Domino Sugar acquired the cane sugar refinery in 1990, but it was in use for more than 130 years, The Journal News/LoHud reported. As of 2020, it processed more than 4 million pounds of sugar a day. 

West Palm Beach-based American Sugar Refining announced in June it planned to shutter the refinery by the end of 2025 and relocate its operations to its plant in Upstate New York. Roughly 300 workers were laid off. Yonkers Mayor Mike Spano, while expressing disappointment at the loss of jobs, said he was excited about the refinery's real estate potential.

In a post on Facebook at the time, Spano said the site “is one of the most valuable properties from here to Albany.”

“We see this as another opportunity to continue the transformation happening in Yonkers,” Spano wrote. “Housing and recreation are the best uses for the Hudson waterfront these days, and our role will be to see that the interests of all Yonkers residents are met going forward.”

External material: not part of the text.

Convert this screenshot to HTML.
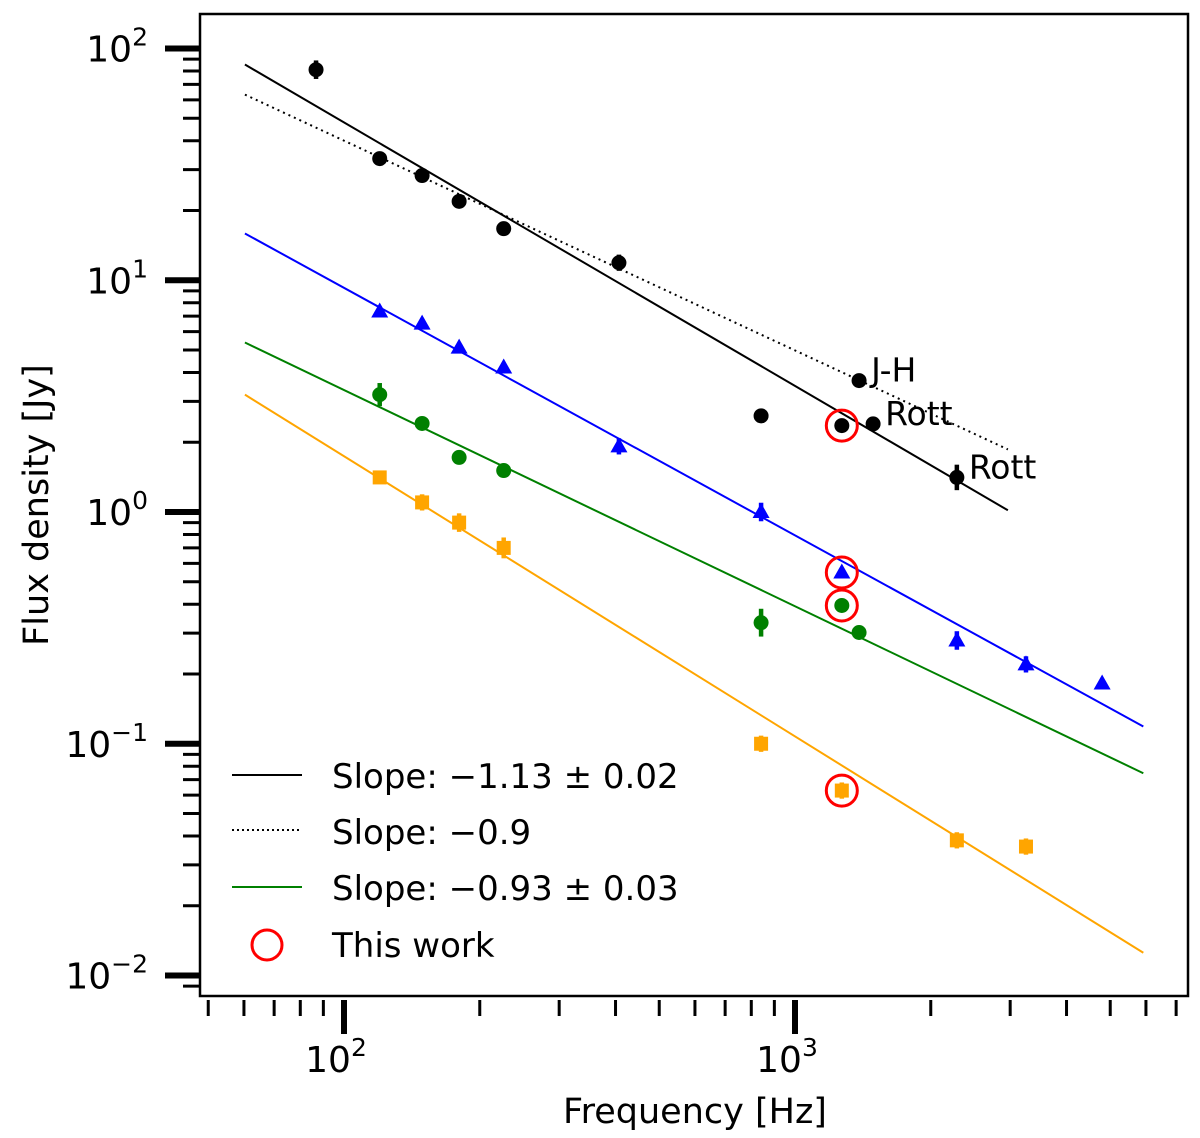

More than 2,000 apartments have been built along the Yonkers waterfront since 2018, according to Cushman, part of a development wave across Westchester County's biggest cities in recent years. Approximately 9,400 units were delivered between 2021 and 2024 in the four largest cities in the county — New Rochelle, White Plains, Yonkers and Mount Vernon — while just 3,100 were built in the rest of the suburban jurisdiction, according to an RM Friedland report.

Whoever develops the former refinery will be following in the footsteps of Two Trees Development, which acquired the shuttered Domino Sugar refinery in Williamsburg and converted it into a 19-story office building to anchor a $2.5B mixed-use campus with roughly 2,800 apartments and a 5-acre park.